Langdale challenged Evans's claim made earlier this week that Coulson had instructed Evans to make a dummy copy of the Miller tape, stick it in a Jiffy bag and send it to the paper's courier office, who would then send it back up to the office as part of an attempt to conceal its true provenance.
"There is not a word of truth in that is there?" Langdale said.
"Again, I didn't see you there [in the office on the day] Sir, " Evans replied.
Coulson's barrister went on to check if Evans was still claiming that he played the tape in an open plan office, even if this meant others could witness the editor listening to an illegally obtained voice mail.
Evans said he would not go as far as to say there was a code of "Omerta" at the office. It was "certainly understood, this was illegal, this was dodgy stuff we are doing and we are all doing it together".
"It's a relatively safe kind of closed circuit kind of place," he added.
Evans described how he tried to destroy any trace of the tape being put into the envelope. "I probably gave it a rub on my shirt to take any prints off."
It was put to him that he had told the police he had picked the jiffy up with a hanky. "Whatever," said Evans. "Hanky, rub a shirt, toilet roll."
Langdale asked Evans to review his call data from the News of the World office phones, which showed his history of hacking at his desk.
This showed he had hacked Jade Goody's boyfriend's phone at 10.47am on the same day he claimed to have played Coulson the Miller tape.
"This is your big day. You come in wagging your tail with this big story. What are you doing hacking Jeff Brazier? This has nothing to do with Sienna Miller, Jude Law, and Daniel Craig," Langdale said.
Evans replied: "I was just doing my job."
"There was nothing in existence to show you or anybody else doing anything to do with Sienna Miller" until Friday 30 September, Langdale added, three days after he said he had played the tape of her private message to Craig.
Evans responded: "I can only tell you how I remember it."
The former News of the World reporter, who has pleaded guilty to two charges related to hacking, was then asked about call data records which showed he hacked Craig's phone before and after he had said he doorstepped the actor that Friday.
Evans says: "At the time there was a sense that what we did at NoW as untouchable.
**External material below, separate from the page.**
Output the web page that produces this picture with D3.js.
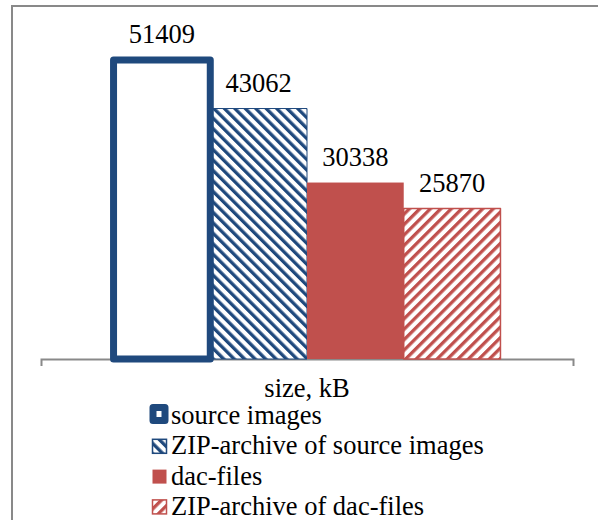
<!DOCTYPE html>
<html>
<head>
<meta charset="utf-8">
<script src="https://cdn.jsdelivr.net/npm/d3@7"></script>
<style>
  html, body { margin: 0; padding: 0; background: #fff; }
  svg { display: block; }
</style>
</head>
<body>
<svg id="chart" width="598" height="520"></svg>
<script>
const categories = ["size, kB"];
const seriesNames = ["source images", "ZIP-archive of source images", "dac-files", "ZIP-archive of dac-files"];
const seriesValues = [51409, 43062, 30338, 25870];
const yMax = 60000;

const blue = "#1F497D", red = "#C0504D", gray = "#898989";
const font = '"Liberation Serif"';
const fs = "26.5px";

const svg = d3.select("#chart");
const defs = svg.append("defs");

function stripes(id, color, angle) {
  const p = defs.append("pattern")
    .attr("id", id).attr("patternUnits", "userSpaceOnUse")
    .attr("width", 7.4).attr("height", 7.4)
    .attr("patternTransform", `rotate(${angle})`);
  p.append("rect").attr("width", 7.4).attr("height", 7.4).attr("fill", "#fff");
  p.append("rect").attr("width", 3.3).attr("height", 7.4).attr("fill", color);
}
stripes("pBlue", blue, -45);
stripes("pRed", red, 45);

const styles = [
  { fill: "#fff", stroke: blue, sw: 7 },
  { fill: "url(#pBlue)", stroke: blue, sw: 1 },
  { fill: red, stroke: red, sw: 0 },
  { fill: "url(#pRed)", stroke: red, sw: 1.5 }
];

// outer frame (extends beyond the visible area)
svg.append("rect").attr("x", 12).attr("y", 6).attr("width", 700).attr("height", 700)
  .attr("fill", "none").attr("stroke", gray).attr("stroke-width", 2);

const baseY = 359;
const y = d3.scaleLinear().domain([0, yMax]).range([baseY, 10]);
const x0 = d3.scaleBand().domain(categories).range([41, 573]).paddingInner(0).paddingOuter(0.1875);
const x1 = d3.scaleBand().domain(seriesNames).range([0, x0.bandwidth()]).padding(0);

// axis
const axis = d3.axisBottom(x0).tickSizeInner(0).tickSizeOuter(7);
const gAxis = svg.append("g").attr("transform", `translate(0,${baseY})`).call(axis);
gAxis.attr("font-family", null).attr("font-size", null);
gAxis.select(".domain").attr("stroke", gray).attr("stroke-width", 2);
gAxis.selectAll(".tick line").remove();
gAxis.selectAll(".tick text")
  .attr("y", 38).attr("dy", 0)
  .style("font-family", font).style("font-size", fs).attr("fill", "#000");

// bars
const data = seriesNames.map((s, i) => ({ s, v: seriesValues[i], i }));
const order = [1, 2, 3, 0];
const gBars = svg.append("g").attr("transform", `translate(${x0(categories[0])},0)`);
order.forEach(i => {
  const d = data[i];
  const st = styles[i];
  gBars.append("rect")
    .attr("x", x1(d.s)).attr("y", y(d.v))
    .attr("width", x1.bandwidth()).attr("height", baseY - y(d.v))
    .attr("fill", st.fill)
    .attr("stroke", st.sw ? st.stroke : "none")
    .attr("stroke-width", st.sw)
    .attr("stroke-linejoin", "round");
});

// data labels
gBars.selectAll("text.lbl").data(data).join("text")
  .attr("class", "lbl")
  .attr("x", d => x1(d.s) + x1.bandwidth() / 2)
  .attr("y", d => y(d.v) - 17)
  .attr("text-anchor", "middle")
  .style("font-family", font).style("font-size", fs).attr("fill", "#000")
  .text(d => d.v);

// legend
const legend = svg.append("g");
data.forEach((d, i) => {
  const base = 424 + i * 30.3;
  const st = styles[i];
  if (i === 0) {
    legend.append("rect").attr("x", 153).attr("y", base - 16.5).attr("width", 12).attr("height", 13)
      .attr("fill", "#fff").attr("stroke", blue).attr("stroke-width", 7).attr("stroke-linejoin", "round");
  } else {
    legend.append("rect").attr("x", 152.5).attr("y", base - 15).attr("width", 14).attr("height", 14)
      .attr("fill", st.fill)
      .attr("stroke", st.sw ? st.stroke : "none").attr("stroke-width", st.sw ? 1.5 : 0);
  }
  legend.append("text").attr("x", 171).attr("y", base)
    .style("font-family", font).style("font-size", fs).attr("fill", "#000")
    .text(d.s);
});
</script>
</body>
</html>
There was an arrogance at the paper."
Coulson has denied being involved in a conspiracy to hack phones. The trial continues.


Fascinating. What an interesting word to use 'Omerta'. Quite appropriate for the Murdoch crime family's very productive dirt unit. Clearly Murdoch has not been paying enough to all his staff. Look forward to more from Danny Boy and about the safe.....and the information that they don't have and don't use against politians and the powerful.